Ci sono le sedute del plenum. Sono tre a settimana, la partecipazione è premiata con 188 euro netti a seduta, un "gettone di presenza" che non rientra nei tagli della legge 122/2010. Se un membro del Csm non è impegnato in commissione, o non partecipa ad una commissione (che, sia ben chiaro, intanto è pagata ugualmente), può guadagnare anche 564 euro netti a settimana prendendo parte a tutti e tre i plenum. E poi ancora: ogni riunione del comitato di presidenza è rimborsata con un altro gettone di presenza di 116 euro netti.
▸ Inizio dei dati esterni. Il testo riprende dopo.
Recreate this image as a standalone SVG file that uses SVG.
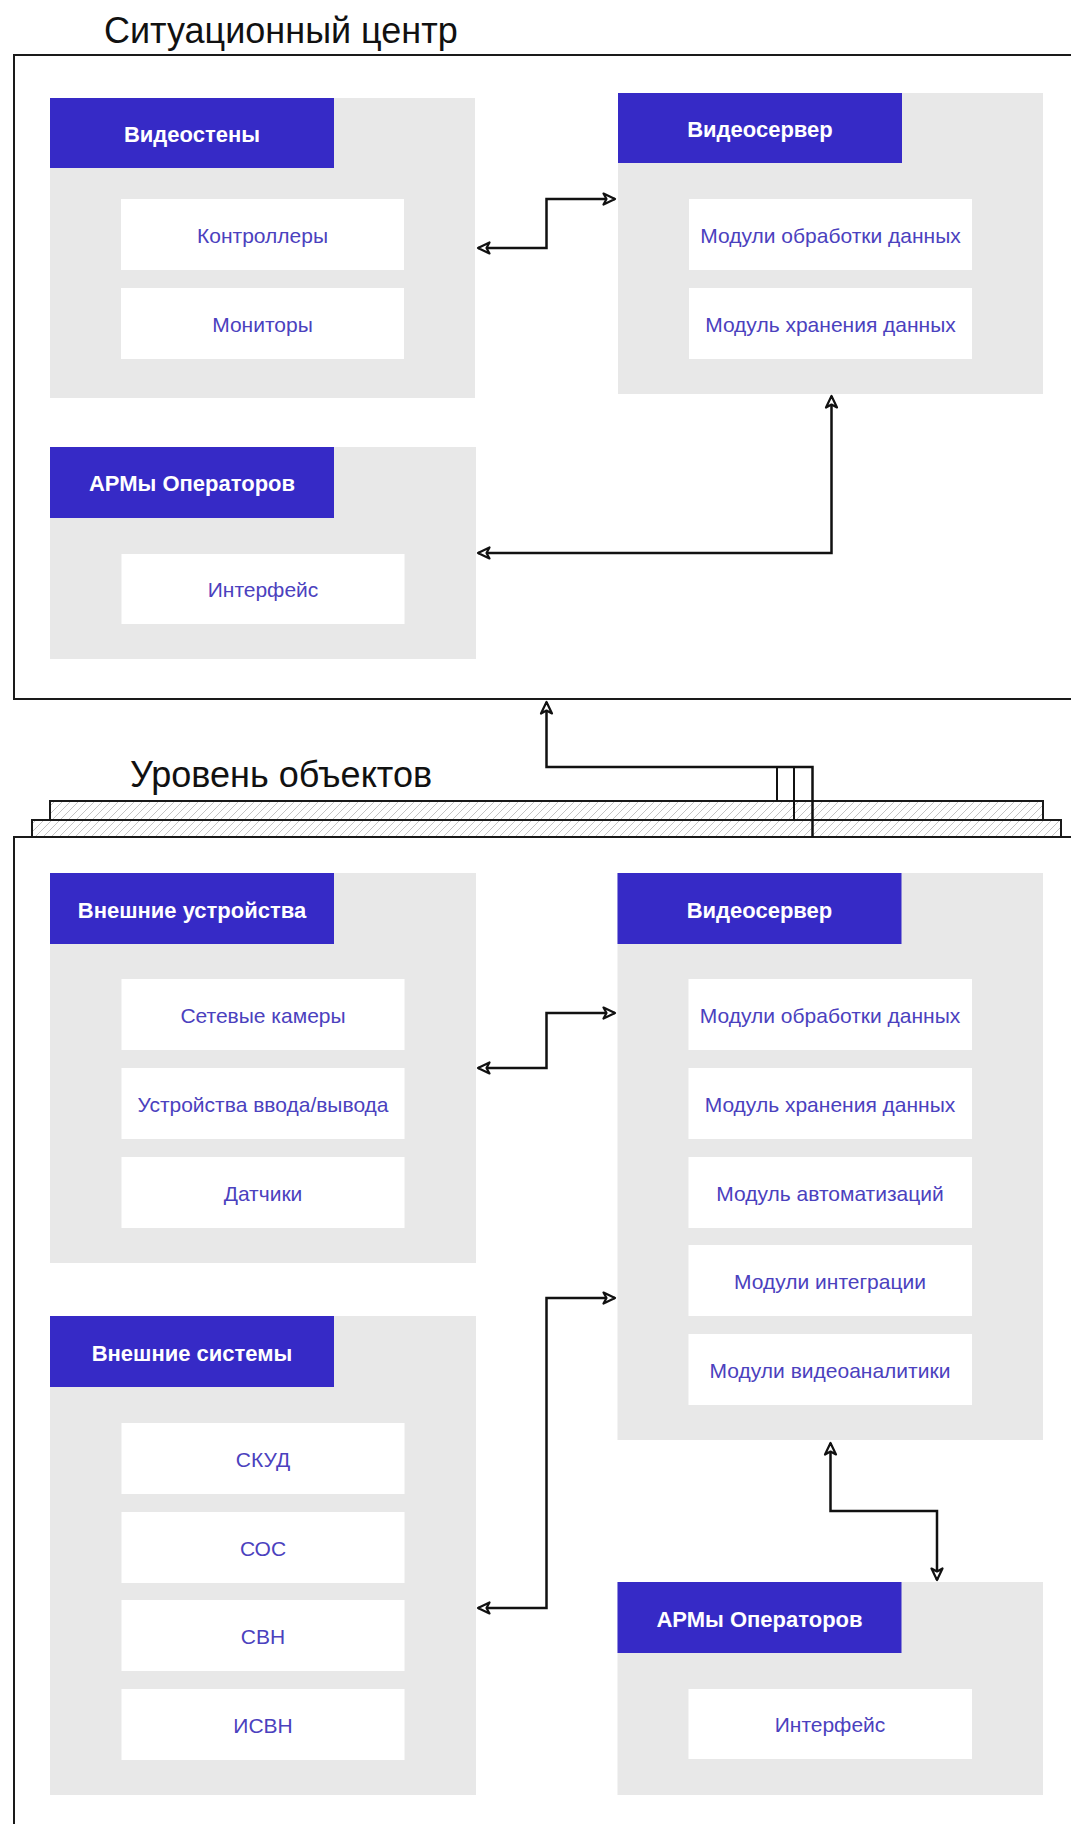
<svg xmlns="http://www.w3.org/2000/svg" width="1071" height="1824" viewBox="0 0 1071 1824">
<defs>
<style>
.frame{fill:none;stroke:#1a1a1a;stroke-width:2}
.grp{fill:#e8e8e8}
.hdr{fill:#362ac6}
.box{fill:#ffffff}
.ht{font-family:"Liberation Sans",Arial,sans-serif;font-weight:bold;font-size:22px;fill:#ffffff;text-anchor:middle}
.it{font-family:"Liberation Sans",Arial,sans-serif;font-size:21px;fill:#4b41be;text-anchor:middle}
.ttl{font-family:"Liberation Sans",Arial,sans-serif;font-size:36px;fill:#111111}
.con{fill:none;stroke:#111111;stroke-width:2.5;stroke-linejoin:miter}
.thin{fill:none;stroke:#111111;stroke-width:2}
.bar{fill:url(#hatch);stroke:#1a1a1a;stroke-width:2}
</style>
<pattern id="hatch" patternUnits="userSpaceOnUse" width="8" height="8">
<rect width="8" height="8" fill="#ffffff"/>
<path d="M-2,2 L2,-2 M0,8 L8,0 M6,10 L10,6" stroke="#c4c4c4" stroke-width="1"/>
</pattern>
<marker id="ah" markerUnits="userSpaceOnUse" markerWidth="16" markerHeight="16" refX="13" refY="7" orient="auto-start-reverse" viewBox="0 0 16 14">
<path d="M1.5,1.5 L13,7 L1.5,12.5 L4.5,7 Z" fill="#ffffff" stroke="#111111" stroke-width="2.2" stroke-linejoin="round"/>
</marker>
</defs>
<rect width="1071" height="1824" fill="#ffffff"/>

<g id="level-center">
<text class="ttl" x="104" y="43">Ситуационный центр</text>
<rect class="frame" x="14" y="55" width="1080" height="644"/>
</g>

<g id="level-objects">
<rect class="bar" x="50" y="801" width="993" height="19"/>
<rect class="bar" x="32" y="820" width="1029" height="17"/>
<text class="ttl" x="130" y="787">Уровень объектов</text>
<rect class="frame" x="14" y="837" width="1080" height="1010"/>
</g>

<g id="videowalls">
<rect class="grp" x="50" y="98" width="425" height="300"/>
<rect class="hdr" x="50" y="98" width="284" height="70"/>
<text class="ht" x="192" y="142">Видеостены</text>
<rect class="box" x="121" y="199" width="283" height="71"/>
<text class="it" x="262.5" y="242.5">Контроллеры</text>
<rect class="box" x="121" y="288" width="283" height="71"/>
<text class="it" x="262.5" y="331.5">Мониторы</text>
</g>

<g id="videoserver-top">
<rect class="grp" x="618" y="93" width="425" height="301"/>
<rect class="hdr" x="618" y="93" width="284" height="70"/>
<text class="ht" x="760" y="137">Видеосервер</text>
<rect class="box" x="689" y="199" width="283" height="71"/>
<text class="it" x="830.5" y="242.5">Модули обработки данных</text>
<rect class="box" x="689" y="288" width="283" height="71"/>
<text class="it" x="830.5" y="331.5">Модуль хранения данных</text>
</g>

<g id="arm-top">
<rect class="grp" x="50" y="447" width="426" height="212"/>
<rect class="hdr" x="50" y="447" width="284" height="71"/>
<text class="ht" x="192" y="491">АРМы Операторов</text>
<rect class="box" x="121.5" y="554" width="283" height="70"/>
<text class="it" x="263" y="597">Интерфейс</text>
</g>

<g id="external-devices">
<rect class="grp" x="50" y="873" width="426" height="390"/>
<rect class="hdr" x="50" y="873" width="284" height="71"/>
<text class="ht" x="192" y="917.5">Внешние устройства</text>
<rect class="box" x="121.5" y="979" width="283" height="71"/>
<text class="it" x="263" y="1022.5">Сетевые камеры</text>
<rect class="box" x="121.5" y="1068" width="283" height="71"/>
<text class="it" x="263" y="1111.5">Устройства ввода/вывода</text>
<rect class="box" x="121.5" y="1157" width="283" height="71"/>
<text class="it" x="263" y="1200.5">Датчики</text>
</g>

<g id="videoserver-bottom">
<rect class="grp" x="617.5" y="873" width="425.5" height="567"/>
<rect class="hdr" x="617.5" y="873" width="284" height="71"/>
<text class="ht" x="759.5" y="917.5">Видеосервер</text>
<rect class="box" x="688.5" y="979" width="283.5" height="71"/>
<text class="it" x="830" y="1022.5">Модули обработки данных</text>
<rect class="box" x="688.5" y="1068" width="283.5" height="71"/>
<text class="it" x="830" y="1111.5">Модуль хранения данных</text>
<rect class="box" x="688.5" y="1157" width="283.5" height="71"/>
<text class="it" x="830" y="1200.5">Модуль автоматизаций</text>
<rect class="box" x="688.5" y="1245" width="283.5" height="71"/>
<text class="it" x="830" y="1288.5">Модули интеграции</text>
<rect class="box" x="688.5" y="1334" width="283.5" height="71"/>
<text class="it" x="830" y="1377.5">Модули видеоаналитики</text>
</g>

<g id="external-systems">
<rect class="grp" x="50" y="1316" width="426" height="479"/>
<rect class="hdr" x="50" y="1316" width="284" height="71"/>
<text class="ht" x="192" y="1360.5">Внешние системы</text>
<rect class="box" x="121.5" y="1423" width="283" height="71"/>
<text class="it" x="263" y="1466.5">СКУД</text>
<rect class="box" x="121.5" y="1512" width="283" height="71"/>
<text class="it" x="263" y="1555.5">СОС</text>
<rect class="box" x="121.5" y="1600" width="283" height="71"/>
<text class="it" x="263" y="1643.5">СВН</text>
<rect class="box" x="121.5" y="1689" width="283" height="71"/>
<text class="it" x="263" y="1732.5">ИСВН</text>
</g>

<g id="arm-bottom">
<rect class="grp" x="617.5" y="1582" width="425.5" height="213"/>
<rect class="hdr" x="617.5" y="1582" width="284" height="71"/>
<text class="ht" x="759.5" y="1626.5">АРМы Операторов</text>
<rect class="box" x="688.5" y="1689" width="283.5" height="70"/>
<text class="it" x="830" y="1732">Интерфейс</text>
</g>

<g id="connectors">
<path class="con" d="M478,248 L546.5,248 L546.5,199 L615,199" marker-start="url(#ah)" marker-end="url(#ah)"/>
<path class="con" d="M831.5,396 L831.5,553 L478,553" marker-start="url(#ah)" marker-end="url(#ah)"/>
<path class="con" d="M812.5,837 L812.5,767 L546.5,767 L546.5,702" marker-end="url(#ah)"/>
<path class="thin" d="M777,767 L777,801"/>
<path class="thin" d="M794,767 L794,820"/>
<path class="con" d="M478,1068 L546.5,1068 L546.5,1013 L615,1013" marker-start="url(#ah)" marker-end="url(#ah)"/>
<path class="con" d="M478,1608 L546.5,1608 L546.5,1298 L615,1298" marker-start="url(#ah)" marker-end="url(#ah)"/>
<path class="con" d="M830.5,1443 L830.5,1511 L937,1511 L937,1580" marker-start="url(#ah)" marker-end="url(#ah)"/>
</g>
</svg>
In più ci sono le agevolazioni. A cominciare dal telefono: fra componenti del Csm e fra gli uffici, le telefonate non si pagano. Per le chiamate "esterne", il gestore Tim fornisce tariffe agevolatissime, che non vengono concesse neppure ai parlamentari. Il massimo che si arriva a spendere è qualche decina di euro a bimestre, una media di circa 10-11 euro in due mesi.
I consiglieri hanno a disposizione un'automobile con autista a Roma e, chi vive fuori Roma, una con autista presso il luogo di residenza. A Roma, l'autista è pagato come lavoratore a tempo pieno, anche se è impegnato per soli due viaggi al giorno, massimo quattro se il cliente si reca in un ristorante per pranzo. Considerando che la sede del Csm è a due passi dalla stazione ferroviaria e i consiglieri che giungono a Roma in aereo potrebbero servirsi di un taxi o affittare un'auto spendendo circa 80 euro tra andata e ritorno, si può desumere che gli stipendi per 32 autisti siano quantomeno buttati via. Il Csm francese, ad esempio, mette a disposizione soltanto 3 autisti.
D'altra parte non ci sono solo gli autisti: i dipendenti del Csm sono in totale 243. Sono talmente poco impegnati che quasi tutti ufficialmente hanno l'autorizzazione ad avere un secondo lavoro. Eppure riescono a mettere insieme una media di 2839 euro di straordinari all'anno. Tutto pagato dalla collettività, come i 340.000 euro ad uso "ticket restaurant".